I recently read the book Clean Code, by Robert C, Martin, but I waited to comment on it until i saw how it fundamentally changed how I write code. I see there are quite a few blogs discussing it but i wanted to give my take on it, and specifically, in the short term, as I hope that other aspects will affect me more in the long run as well. (like improving my unit testing!)
The first powerful principle, laid down at the beginning is that “We are authors” and he develops this point two key ways that I thought i would share:
1. We read a lot of code.
Yes, its true. Whether like me, you are now reading others’ code as you have inherited their code, or you need to re-read your own code that you wrote 6 months ago and cannot remember, we are always reading our code. When we write complex code, long functions, etc, even our code takes way too long to remember what it does
2. Our code is our only reliable way to know what the code does. Comments are unreliable. Yes, its true – i see it in our application. I see that someone from our team changed code and left the now irrelevant comment in place. So, what does that mean? That the only effective and reliable way to document code is to write it in a way that it is readable. (yes, there are needs for comments on a class, but on specific lines of code, no)

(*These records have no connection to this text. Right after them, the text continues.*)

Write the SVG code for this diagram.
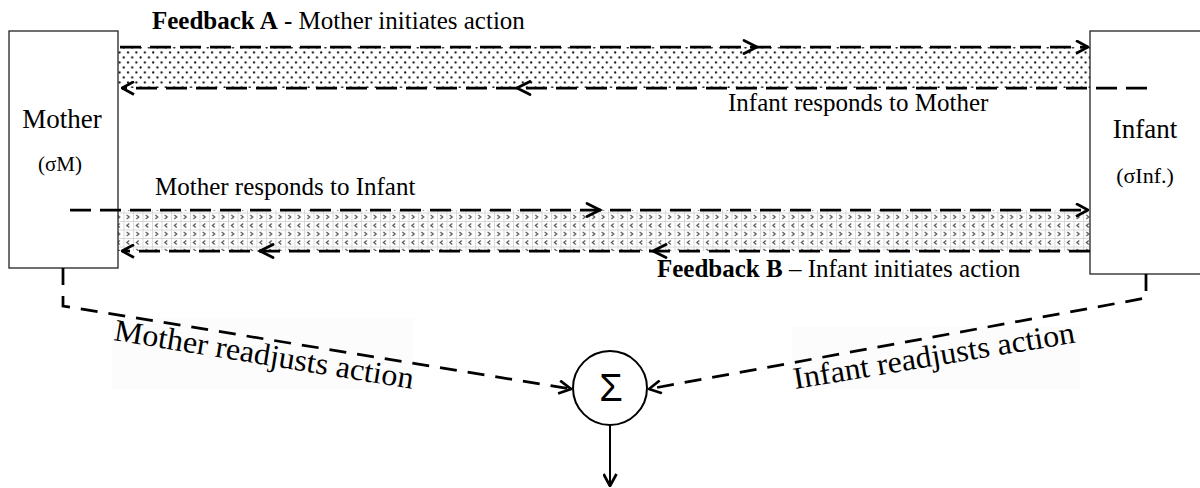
<svg xmlns="http://www.w3.org/2000/svg" width="1200" height="488" viewBox="0 0 1200 488">
<style>
.lbl{font-family:"Liberation Serif","Times New Roman",serif;fill:#000}
.dash{fill:none;stroke:#000;stroke-width:2.75;stroke-dasharray:21 9}
.dash2{fill:none;stroke:#000;stroke-width:2.75;stroke-dasharray:17 11}
.chev{fill:none;stroke:#000;stroke-width:2.8;stroke-linecap:round;stroke-linejoin:miter}
.box{fill:#fff;stroke:#222;stroke-width:1.3}
</style>
<defs>
<pattern id="dots" width="8.4" height="10" patternUnits="userSpaceOnUse">
<rect width="8.4" height="10" fill="#fff"/>
<circle cx="2" cy="2.5" r="1.15" fill="#1a1a1a"/>
<circle cx="6.2" cy="7.5" r="1.15" fill="#1a1a1a"/>
</pattern>
<pattern id="grid" width="9.5" height="17" patternUnits="userSpaceOnUse">
<rect width="9.5" height="17" fill="#fff"/>
<path d="M0.5,0 V17 M0,0.5 H9.5 M0,9 H9.5" stroke="#cfcfcf" stroke-width="0.8" fill="none"/>
<path d="M5.8,2.5 L3.3,4.5 L5.8,6.5" stroke="#444" stroke-width="1" fill="none"/>
<path d="M3.3,11 L5.8,13 L3.3,15" stroke="#444" stroke-width="1" fill="none"/>
</pattern>
<marker id="arr" viewBox="0 0 14 15" refX="13" refY="7.5" markerWidth="14" markerHeight="15" markerUnits="userSpaceOnUse" orient="auto">
<path d="M1,1 L13,7.5 L1,14" fill="none" stroke="#000" stroke-width="2.7" stroke-dasharray="none"/>
</marker>
</defs>
<rect width="1200" height="488" fill="#fff"/>

<g id="bands">
<rect x="118" y="47" width="972" height="41" fill="url(#dots)"/>
<rect x="118" y="210" width="972" height="41" fill="url(#grid)"/>
<rect x="112" y="318" width="302" height="71" fill="#fcfcfc"/>
<rect x="792" y="327" width="288" height="62" fill="#fcfcfc"/>
</g>

<g id="mother">
<rect class="box" x="9" y="31" width="109" height="237"/>
<text class="lbl" x="62" y="128" font-size="27" text-anchor="middle">Mother</text>
<text class="lbl" x="60" y="171" font-size="21" text-anchor="middle">(σM)</text>
</g>

<g id="infant">
<rect class="box" x="1090" y="31" width="116" height="243"/>
<text class="lbl" x="1145" y="138" font-size="27" text-anchor="middle">Infant</text>
<text class="lbl" x="1145" y="183" font-size="22" text-anchor="middle">(σInf.)</text>
</g>

<g id="sum">
<circle cx="610" cy="388" r="37" fill="#fff" stroke="#000" stroke-width="2"/>
<text x="611" y="401" font-family="Liberation Sans, Arial, sans-serif" font-size="38" text-anchor="middle">Σ</text>
</g>

<g id="connectors">
<path class="dash" d="M120,47 H1088" marker-end="url(#arr)"/>
<path class="chev" d="M744,40.5 L757,47 L744,53.5"/>
<path class="dash" d="M1147,88 H122" marker-end="url(#arr)"/>
<path class="chev" d="M530,81.5 L517,88 L530,94.5"/>
<path class="dash" d="M70,210 H1088" marker-end="url(#arr)"/>
<path class="chev" d="M587,203.5 L600,210 L587,216.5"/>
<path class="dash" d="M1090,251 H122" marker-end="url(#arr)"/>
<path class="chev" d="M666,244.5 L653,251 L666,257.5"/>
<path class="chev" d="M273,244.5 L260,251 L273,257.5"/>
<path class="dash2" d="M63,268 V306 L571,389" marker-end="url(#arr)"/>
<path class="dash2" d="M1146,274 V298 L649,389" marker-end="url(#arr)"/>
<path d="M610,425 V486" stroke="#000" stroke-width="2" fill="none" marker-end="url(#arr)"/>
</g>

<g id="labels">
<text class="lbl" x="152" y="29" font-size="25"><tspan font-weight="bold">Feedback A</tspan> - Mother initiates action</text>
<text class="lbl" x="728" y="111" font-size="25">Infant responds to Mother</text>
<text class="lbl" x="155" y="195" font-size="25">Mother responds to Infant</text>
<text class="lbl" x="657" y="277" font-size="25"><tspan font-weight="bold">Feedback B</tspan> – Infant initiates action</text>
<text class="lbl" font-size="31" transform="translate(113,340) rotate(9.3)" textLength="303" lengthAdjust="spacingAndGlyphs">Mother readjusts action</text>
<text class="lbl" font-size="31" transform="translate(795,389) rotate(-9.4)" textLength="285" lengthAdjust="spacingAndGlyphs">Infant readjusts action</text>
</g>
</svg>
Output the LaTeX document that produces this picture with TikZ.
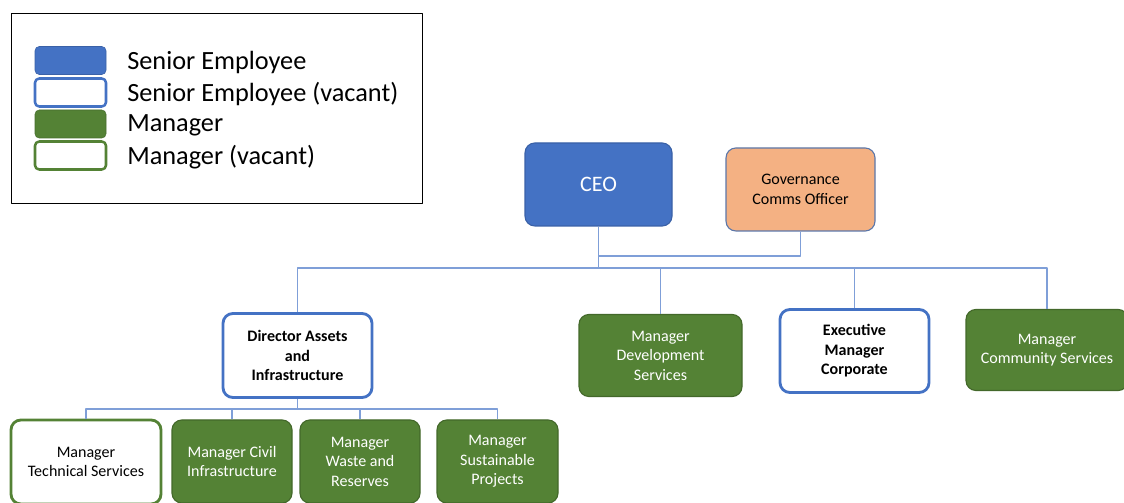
\documentclass[tikz,border=0pt]{standalone}
\usepackage{fontspec}
\setmainfont{Carlito}
\definecolor{seniorblue}{HTML}{4472C4}
\definecolor{mgrgreen}{HTML}{548235}
\definecolor{govorange}{HTML}{F4B183}
\definecolor{linkblue}{HTML}{7F9FD8}
\begin{document}
\begin{tikzpicture}[x=0.025cm,y=-0.025cm,line join=round,
    box/.style={rounded corners=7pt,align=center,inner sep=2pt,
      font=\fontsize{11.4}{13.9}\selectfont},
    senior/.style={box,fill=seniorblue,draw=seniorblue!85!black,line width=0.8pt,text=white},
    seniorvac/.style={box,fill=white,draw=seniorblue,line width=2pt,
      font=\fontsize{11.4}{13.9}\selectfont\bfseries},
    mgr/.style={box,fill=mgrgreen,draw=mgrgreen!80!black,line width=0.8pt,text=white},
    mgrvac/.style={box,fill=white,draw=mgrgreen,line width=2pt},
    gov/.style={box,fill=govorange,draw=seniorblue!60!gray,line width=0.8pt},
    swatch/.style={rounded corners=3pt,minimum width=71*0.025cm,minimum height=28*0.025cm,inner sep=0pt},
    legtext/.style={anchor=west,inner sep=0pt,font=\fontsize{18.7}{22.8}\selectfont},
    link/.style={draw=linkblue,line width=1pt}]
  \useasboundingbox (0,0) rectangle (1124,503);

  % legend
  \node[draw=black,line width=0.6pt,minimum width=411*0.025cm,minimum height=190*0.025cm] (legend) at (216.5,108) {};
  \node[swatch,fill=seniorblue,draw=seniorblue!85!black] (swsenior) at (70.5,60.5) {};
  \node[swatch,fill=white,draw=seniorblue,line width=1.8pt] (swseniorvac) at (70.5,92.5) {};
  \node[swatch,fill=mgrgreen,draw=mgrgreen!85!black] (swmgr) at (70.5,124) {};
  \node[swatch,fill=white,draw=mgrgreen,line width=1.8pt] (swmgrvac) at (70.5,155.5) {};
  \node[legtext] (lsenior) at (127,62) {Senior Employee};
  \node[legtext] (lseniorvac) at (127,94) {Senior Employee (vacant)};
  \node[legtext] (lmgr) at (127,125.5) {Manager};
  \node[legtext] (lmgrvac) at (127,157) {Manager (vacant)};

  % top level
  \node[senior,minimum width=147*0.025cm,minimum height=83*0.025cm,
    font=\fontsize{15.7}{19}\selectfont] (ceo) at (598.5,184.5) {CEO};
  \node[gov,minimum width=149*0.025cm,minimum height=83*0.025cm] (govcomms) at (800.5,189.5) {Governance\\Comms Officer};

  % second level
  \node[seniorvac,minimum width=149*0.025cm,minimum height=84*0.025cm] (dirassets) at (297.5,355.5) {Director Assets\\and\\Infrastructure};
  \node[mgr,minimum width=163*0.025cm,minimum height=82*0.025cm] (mgrdev) at (660.5,355.5) {Manager\\Development\\Services};
  \node[seniorvac,minimum width=149*0.025cm,minimum height=83*0.025cm] (execcorp) at (854.5,351) {Executive\\Manager\\Corporate};
  \node[mgr,minimum width=162*0.025cm,minimum height=81*0.025cm] (mgrcomm) at (1047,350) {Manager\\Community Services};

  % third level
  \node[mgrvac,minimum width=150*0.025cm,minimum height=84*0.025cm] (mgrtech) at (86,462) {Manager\\Technical Services};
  \node[mgr,minimum width=120*0.025cm,minimum height=83*0.025cm] (mgrcivil) at (232,461.5) {Manager Civil\\Infrastructure};
  \node[mgr,minimum width=120*0.025cm,minimum height=83*0.025cm] (mgrwaste) at (360,461.5) {Manager\\Waste and\\Reserves};
  \node[mgr,minimum width=121*0.025cm,minimum height=83*0.025cm] (mgrsust) at (497.5,461.5) {Manager\\Sustainable\\Projects};

  % connectors
  \coordinate (ceobus) at (598.5,268);
  \coordinate (govjoin) at (598.5,256);
  \coordinate (dirbus) at (297.5,409);
  \draw[link] (ceo.south) -- (ceobus);
  \draw[link] (govcomms.south) |- (govjoin);
  \draw[link] (ceobus) -| (dirassets.north);
  \draw[link] (ceobus) -| (mgrdev.north);
  \draw[link] (ceobus) -| (execcorp.north);
  \draw[link] (ceobus) -| (mgrcomm.north);
  \draw[link] (dirassets.south) -- (dirbus);
  \draw[link] (dirbus) -| (mgrtech.north);
  \draw[link] (dirbus) -| (mgrcivil.north);
  \draw[link] (dirbus) -| (mgrwaste.north);
  \draw[link] (dirbus) -| (mgrsust.north);
\end{tikzpicture}
\end{document}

So, how do we do that? Well, go ahead and read the book! But i will start and say – keep the functions short, keep the names of the functions descriptive so that the name of the function itself makes it clear what you will do in the function (and of course, don’t do too much in the function)

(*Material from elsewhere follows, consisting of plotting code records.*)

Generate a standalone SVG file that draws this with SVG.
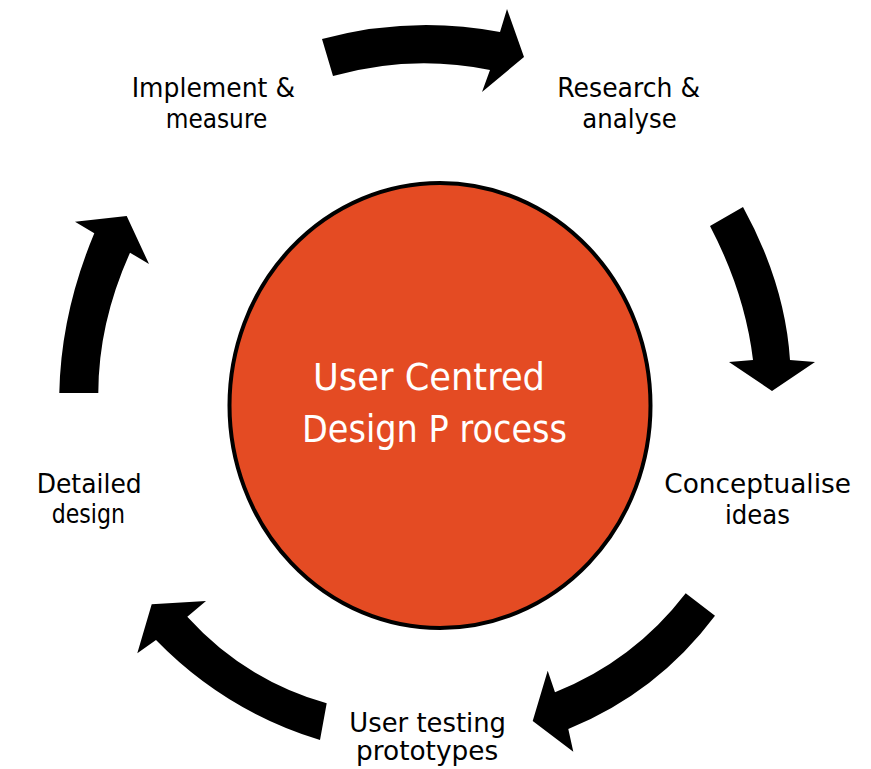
<svg xmlns="http://www.w3.org/2000/svg" width="871" height="769" viewBox="0 0 871 769">
<style>
.lbl{font-family:"DejaVu Sans","Liberation Sans",sans-serif;font-size:26.5px;fill:#000}
.ctr{font-family:"DejaVu Sans","Liberation Sans",sans-serif;font-size:37px;fill:#fff}
.arr{fill:#000;stroke:none}
</style>
<rect width="871" height="769" fill="#fff"/>
<g id="connectors">
<path class="arr" d="M322,39 Q411,15 500,32 L507,9 L524,57 L482,92 L490,70 Q411.5,54 333,76 Z"/>
<path class="arr" d="M743,207 Q785,283.5 790,360 L815,362 L772,391 L729,362 L753,360 Q745,293 710,226 Z"/>
<path class="arr" d="M715,615.7 A347,347 0 0 1 568.3,729 L573.3,751.7 L532.7,721 L547.7,670.7 L555,692.3 A310,310 0 0 0 685.7,593.3 Z"/>
<path class="arr" d="M326.7,703.3 Q244.6,680 187.3,616.7 L206,601 L151.7,604.3 L137.3,653.3 L156,640 Q225,711 320,740 Z"/>
<path class="arr" d="M98.3,393 Q98.4,323 130,252.7 L149,264 L126.7,216 L75,221.7 L94.3,233.3 Q60.9,313 59.3,393 Z"/>
</g>
<g id="center">
<ellipse cx="440" cy="405.5" rx="210.5" ry="222.5" fill="#E44B23" stroke="#000" stroke-width="4"/>
<text class="ctr" x="313" y="390" textLength="232" lengthAdjust="spacingAndGlyphs">User Centred</text>
<text class="ctr" x="302" y="442" textLength="265" lengthAdjust="spacingAndGlyphs">Design P rocess</text>
</g>
<g id="research">
<text class="lbl" x="557.3" y="96.7" textLength="142.7" lengthAdjust="spacingAndGlyphs">Research &amp;</text>
<text class="lbl" x="582.3" y="128" textLength="94.4" lengthAdjust="spacingAndGlyphs">analyse</text>
</g>
<g id="conceptualise">
<text class="lbl" x="664.3" y="493" textLength="186.7" lengthAdjust="spacingAndGlyphs">Conceptualise</text>
<text class="lbl" x="725" y="524" textLength="65" lengthAdjust="spacingAndGlyphs">ideas</text>
</g>
<g id="testing">
<text class="lbl" x="349.3" y="731.7" textLength="156.7" lengthAdjust="spacingAndGlyphs">User testing</text>
<text class="lbl" x="356" y="760" textLength="142.3" lengthAdjust="spacingAndGlyphs">prototypes</text>
</g>
<g id="detailed">
<text class="lbl" x="36.7" y="492.5" textLength="105" lengthAdjust="spacingAndGlyphs">Detailed</text>
<text class="lbl" x="51.7" y="523" textLength="73.3" lengthAdjust="spacingAndGlyphs">design</text>
</g>
<g id="implement">
<text class="lbl" x="131.7" y="96.7" textLength="163.3" lengthAdjust="spacingAndGlyphs">Implement &amp;</text>
<text class="lbl" x="165.7" y="128" textLength="101.6" lengthAdjust="spacingAndGlyphs">measure</text>
</g>
</svg>
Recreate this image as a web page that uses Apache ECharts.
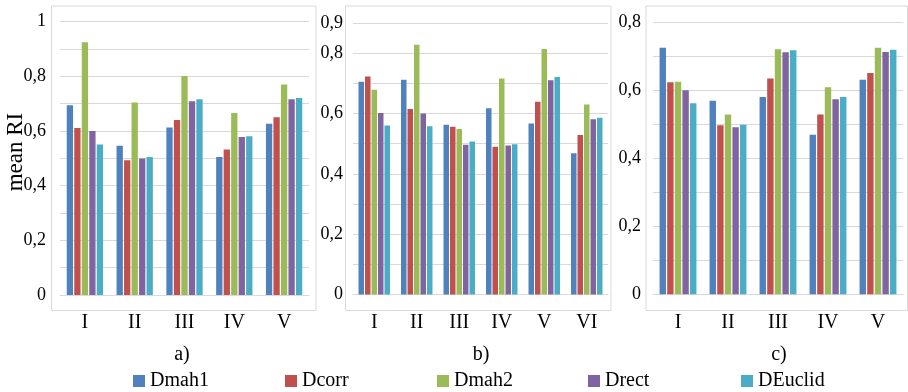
<!DOCTYPE html>
<html>
<head>
<meta charset="utf-8">
<script src="https://cdn.jsdelivr.net/npm/echarts@6/dist/echarts.min.js"></script>
<style>html,body{margin:0;padding:0;background:#fff}#c{width:908px;height:392px}</style>
</head>
<body>
<div id="c"></div>
<script>
const seriesNames = ['Dmah1','Dcorr','Dmah2','Drect','DEuclid'];
const colors = ['#4F81BD','#C0504D','#9BBB59','#8064A2','#4BACC6'];

const catsA = ['I','II','III','IV','V'];
const catsB = ['I','II','III','IV','V','VI'];
const catsC = ['I','II','III','IV','V'];

const ticksA = [0,0.2,0.4,0.6,0.8,1];
const ticksB = [0,0.2,0.4,0.6,0.8,0.9];
const ticksC = [0,0.2,0.4,0.6,0.8];

// panel a
const dmah1A   = [0.694,0.546,0.613,0.505,0.627];
const dcorrA   = [0.611,0.493,0.640,0.532,0.650];
const dmah2A   = [0.925,0.704,0.801,0.666,0.770];
const drectA   = [0.600,0.499,0.709,0.578,0.716];
const deuclidA = [0.551,0.505,0.716,0.581,0.721];
// panel b
const dmah1B   = [0.705,0.712,0.563,0.617,0.567,0.468];
const dcorrB   = [0.723,0.615,0.556,0.490,0.639,0.529];
const dmah2B   = [0.679,0.828,0.549,0.716,0.814,0.630];
const drectB   = [0.602,0.600,0.496,0.494,0.710,0.581];
const deuclidB = [0.560,0.558,0.507,0.498,0.721,0.586];
// panel c
const dmah1C   = [0.725,0.569,0.580,0.469,0.631];
const dcorrC   = [0.624,0.497,0.635,0.529,0.651];
const dmah2C   = [0.625,0.529,0.721,0.609,0.725];
const drectC   = [0.600,0.491,0.712,0.574,0.713];
const deuclidC = [0.562,0.499,0.718,0.580,0.719];

const dataA = [dmah1A,dcorrA,dmah2A,drectA,deuclidA];
const dataB = [dmah1B,dcorrB,dmah2B,drectB,deuclidB];
const dataC = [dmah1C,dcorrC,dmah2C,drectC,deuclidC];

const FONT = '"Liberation Serif", "Times New Roman", serif';
const GRID_COLOR = '#d9d9d9';

function fmt(ticks){
  return function(v){
    const r = Math.round(v*10)/10;
    if (!ticks.some(t => Math.abs(t-r) < 1e-6)) return '';
    if (r === 0) return '0';
    if (r === 1) return '1';
    return r.toFixed(1).replace('.', ',');
  };
}

function yAxis(idx, max, ticks, margin){
  return {
    type:'value', gridIndex: idx, min:0, max:max, interval:0.1,
    axisLine:{show:false}, axisTick:{show:false},
    splitLine:{lineStyle:{color:GRID_COLOR, width:1}},
    axisLabel:{formatter: fmt(ticks), fontFamily:FONT, fontSize:18, color:'#000', margin:margin}
  };
}
function xAxis(idx, cats){
  return {
    type:'category', gridIndex: idx, data: cats,
    axisLine:{show:true, lineStyle:{color:GRID_COLOR}}, axisTick:{show:false},
    axisLabel:{fontFamily:FONT, fontSize:20, color:'#000', margin:18}
  };
}

const series = [];
function addSeries(idx, data, bw, gap, catGap){
  data.forEach((d, i) => {
    series.push({
      type:'bar', name: seriesNames[i], xAxisIndex: idx, yAxisIndex: idx,
      data: d, barWidth: bw, barGap: gap, barCategoryGap: catGap,
      itemStyle:{color: colors[i]}, silent:true, animation:false
    });
  });
}
addSeries(0, dataA, 6.3, '19%', '27%');
addSeries(1, dataB, 5.5, '18%', '26%');
addSeries(2, dataC, 6.4, '19%', '26%');

function box(x1, x2){
  return {type:'rect', shape:{x:x1, y:6, width:x2-x1, height:304.5},
    style:{fill:'none', stroke:GRID_COLOR, lineWidth:1}, silent:true, z:-1};
}
function txt(x, y, s, size, rot){
  return {type:'text', x:x, y:y, rotation: rot||0,
    style:{text:s, font: size+'px '+FONT, fill:'#000', align:'center', verticalAlign:'middle'}, silent:true};
}

const legendLefts = [133, 285, 437, 588, 741];
const legends = seriesNames.map((n, i) => ({
  data:[n], left: legendLefts[i], top:371, padding:0, icon:'rect',
  itemWidth:12, itemHeight:12, itemGap:5, selectedMode:false,
  textStyle:{fontFamily:FONT, fontSize:20, color:'#000'}
}));

const option = {
  animation:false,
  color: colors,
  grid:[
    {left:60, top:21.7, width:249, height:273.3},
    {left:353, top:23, width:255, height:271.5},
    {left:653, top:22.3, width:250, height:272}
  ],
  xAxis:[xAxis(0,catsA), xAxis(1,catsB), xAxis(2,catsC)],
  yAxis:[yAxis(0,1,ticksA,14), yAxis(1,0.9,ticksB,10), yAxis(2,0.8,ticksC,12)],
  legend: legends,
  graphic:[
    box(51.5,316), box(345.5,611), box(646,907.5),
    txt(16,152,'mean RI',23,Math.PI/2),
    txt(182,355,'a)',20), txt(481,355,'b)',20), txt(779,355,'c)',20)
  ],
  series: series
};

const chart = echarts.init(document.getElementById('c'), null, {renderer:'canvas'});
chart.setOption(option);
</script>
</body>
</html>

I like writing comments above lines of code to describe why I chose to implement something one way instead of another way that I was considering, or inform the reader of side-effects of the implementation. Also, sometimes if someone asks me a question about a particular line of code, I'll add my answer as a comment for other people who read that code in the future. Or if my code is based on some external source, like a technical specification, I'll add a link to the spec as a comment. Basically I like adding as comments things that cannot be understood or are difficult to understand from reading the code alone.